• [Work to be completed]: For this exercise, repeat all of the material verbatim apart from its images.

• [Stored data]:
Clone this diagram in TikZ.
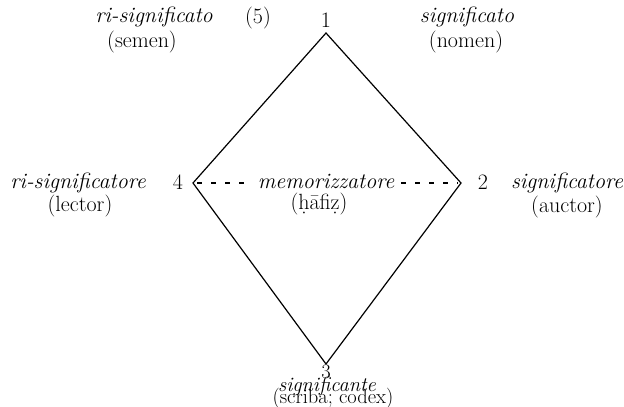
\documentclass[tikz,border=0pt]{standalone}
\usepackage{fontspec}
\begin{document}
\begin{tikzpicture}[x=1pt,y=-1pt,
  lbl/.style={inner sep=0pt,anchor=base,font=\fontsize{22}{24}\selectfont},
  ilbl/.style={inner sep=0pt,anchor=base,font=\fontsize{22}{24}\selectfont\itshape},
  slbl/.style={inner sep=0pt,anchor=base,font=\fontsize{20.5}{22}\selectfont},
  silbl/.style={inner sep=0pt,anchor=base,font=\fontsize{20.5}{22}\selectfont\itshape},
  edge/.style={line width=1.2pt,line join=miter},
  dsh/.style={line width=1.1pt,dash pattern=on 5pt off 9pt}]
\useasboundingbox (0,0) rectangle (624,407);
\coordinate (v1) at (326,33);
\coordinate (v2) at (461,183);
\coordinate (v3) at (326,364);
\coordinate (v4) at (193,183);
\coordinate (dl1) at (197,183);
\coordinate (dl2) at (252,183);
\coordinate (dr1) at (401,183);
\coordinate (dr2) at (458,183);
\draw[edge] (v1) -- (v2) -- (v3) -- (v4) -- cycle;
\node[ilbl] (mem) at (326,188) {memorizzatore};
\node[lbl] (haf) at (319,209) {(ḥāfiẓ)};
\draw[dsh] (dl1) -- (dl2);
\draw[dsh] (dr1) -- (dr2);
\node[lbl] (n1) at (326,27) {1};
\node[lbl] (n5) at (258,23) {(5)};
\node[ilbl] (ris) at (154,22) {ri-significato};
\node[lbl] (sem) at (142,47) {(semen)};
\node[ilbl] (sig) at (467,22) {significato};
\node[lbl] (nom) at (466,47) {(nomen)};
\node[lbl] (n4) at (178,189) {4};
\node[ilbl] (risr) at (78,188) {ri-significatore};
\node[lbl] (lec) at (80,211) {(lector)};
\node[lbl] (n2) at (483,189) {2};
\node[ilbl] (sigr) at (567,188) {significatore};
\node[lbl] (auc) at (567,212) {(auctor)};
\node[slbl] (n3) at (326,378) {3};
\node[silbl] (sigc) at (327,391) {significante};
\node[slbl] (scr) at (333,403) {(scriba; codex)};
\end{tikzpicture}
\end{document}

• [Exercise answer]:
Clone this diagram in TikZ.
\documentclass[tikz,border=0pt]{standalone}
\usepackage{fontspec}
\begin{document}
\begin{tikzpicture}[x=1pt,y=-1pt,
  lbl/.style={inner sep=0pt,anchor=base,font=\fontsize{22}{24}\selectfont},
  ilbl/.style={inner sep=0pt,anchor=base,font=\fontsize{22}{24}\selectfont\itshape},
  slbl/.style={inner sep=0pt,anchor=base,font=\fontsize{20.5}{22}\selectfont},
  silbl/.style={inner sep=0pt,anchor=base,font=\fontsize{20.5}{22}\selectfont\itshape},
  edge/.style={line width=1.2pt,line join=miter},
  dsh/.style={line width=1.1pt,dash pattern=on 5pt off 9pt}]
\useasboundingbox (0,0) rectangle (624,407);
\coordinate (v1) at (326,33);
\coordinate (v2) at (461,183);
\coordinate (v3) at (326,364);
\coordinate (v4) at (193,183);
\coordinate (dl1) at (197,183);
\coordinate (dl2) at (252,183);
\coordinate (dr1) at (401,183);
\coordinate (dr2) at (458,183);
\draw[edge] (v1) -- (v2) -- (v3) -- (v4) -- cycle;
\node[ilbl] (mem) at (326,188) {memorizzatore};
\node[lbl] (haf) at (319,209) {(ḥāfiẓ)};
\draw[dsh] (dl1) -- (dl2);
\draw[dsh] (dr1) -- (dr2);
\node[lbl] (n1) at (326,27) {1};
\node[lbl] (n5) at (258,23) {(5)};
\node[ilbl] (ris) at (154,22) {ri-significato};
\node[lbl] (sem) at (142,47) {(semen)};
\node[ilbl] (sig) at (467,22) {significato};
\node[lbl] (nom) at (466,47) {(nomen)};
\node[lbl] (n4) at (178,189) {4};
\node[ilbl] (risr) at (78,188) {ri-significatore};
\node[lbl] (lec) at (80,211) {(lector)};
\node[lbl] (n2) at (483,189) {2};
\node[ilbl] (sigr) at (567,188) {significatore};
\node[lbl] (auc) at (567,212) {(auctor)};
\node[slbl] (n3) at (326,378) {3};
\node[silbl] (sigc) at (327,391) {significante};
\node[slbl] (scr) at (333,403) {(scriba; codex)};
\end{tikzpicture}
\end{document}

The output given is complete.